The storyline of the film is unnecessarily complicated, and not one character, bar Cube, is actually likeable in any way once you get half an hour in, so let me just break it down for you/do the ludicrous deaths:
Turns out Paulie Voight just wanted their boat to find the giant snake, and not one of these wet blankets had the stones to call him out. I knew he did from the start because of his ponytail and the way he was staring at Jennifer’s hooties.
First goes Matteo the boat captain, all scrunched up and swallowed whole, obviously no one hears any of the kerfuffle despite the fact the snake for some reason makes a noise like a roaring lion/stuck pig mash up, so my sweet beloved O’Shea goes back to help him. Much like I imagine 1997 me did, 2017 me shouted “No!” at the television, but it’s ok, cos he comes back alive with a bloodstained flash light. Still no one calls out Ponytail Jones.
Another thing I didn’t remember was just how much moody “looking” there was in this film. Owen Wilson sides with Voight and everyone looks at him moody. His shit girlfriend looks at him and one solitary tear runs down her face. Jennifer Lopez looks at him with her one facial expression, then goes to sit with Eric Stoltz, who I FUCKING FORGOT WAS STILL ALIVE.
Owen Wilson goes next complete with underwater snake shot of him in the belly showing through the skin, presumably where the movie’s budget went.
JLo decides the only way out is to try and seduce ponytail. She puts on brown lipstick and touches his hand, even though you know he smells like grey bacon and guano. It works, they hit him over the head and tie him up.

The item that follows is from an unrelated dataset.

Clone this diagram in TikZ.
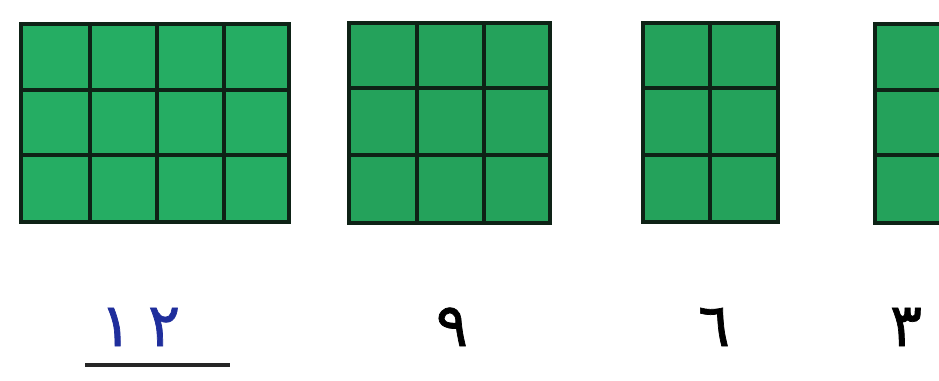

Next death is shit girlfriend who pops in to revenge stab him and he triangle chokes her to death with his legs in less time than it takes to recite the lords prayer, and takes her knife. Thank FUCK.
Whilst all this happening, pompous Brit gets the squeeze, an absolute cinematic non-event. Even at the time, and loving the monsters the way I do, I remember thinking that snake absolutely phoned it in.
Ponytail gets chucked in the river and they think he’s dead. He’s not dead. He covers JLo and my boy in monkey blood and the giant snake comes down from the roof to eat them, but decides on him instead. He gets crunched up, swallowed whole, wiggling his little feet, then barfed up 5 minutes later when he WINKS at Jlo, before dropping dead.
No one else dies, except the snake. They set it on fire. The flaming snake writhes in agony, on the water. Did you hear me? Yes, the water. Then it goes down all sizzling and makes a noise like a washing machine coming to the end of it’s cycle. The end.
I appreciate you making it this far, really I do. I know it’s early days for Marked For Justice. But much like I did in 1997, I just needed a minute away from the explosions and rear naked chokes, I needed some time with a monster, and that is exactly what I got. A giant man eating snake, in a festering compost heap of a film. The honest truth is I had obviously blocked A LOT of what is wrong with this film out of my brain, and I wish I could say it was at least humorous being reminded. It wasn’t.
4 out of 10. 3 for Ice Cube and 1 for how hard I laughed when I remembered wasp coma Stoltz wasn’t dead. The only thing we could really get out of this is that there’s a “my anaconda don’t want none unless you’ve got buns hun” / JLo’s massive backside joke in this somewhere, but I’m too frazzled by how toss this was to find it. Let me know in the comments if you’ve got anything, I do love a dad joke.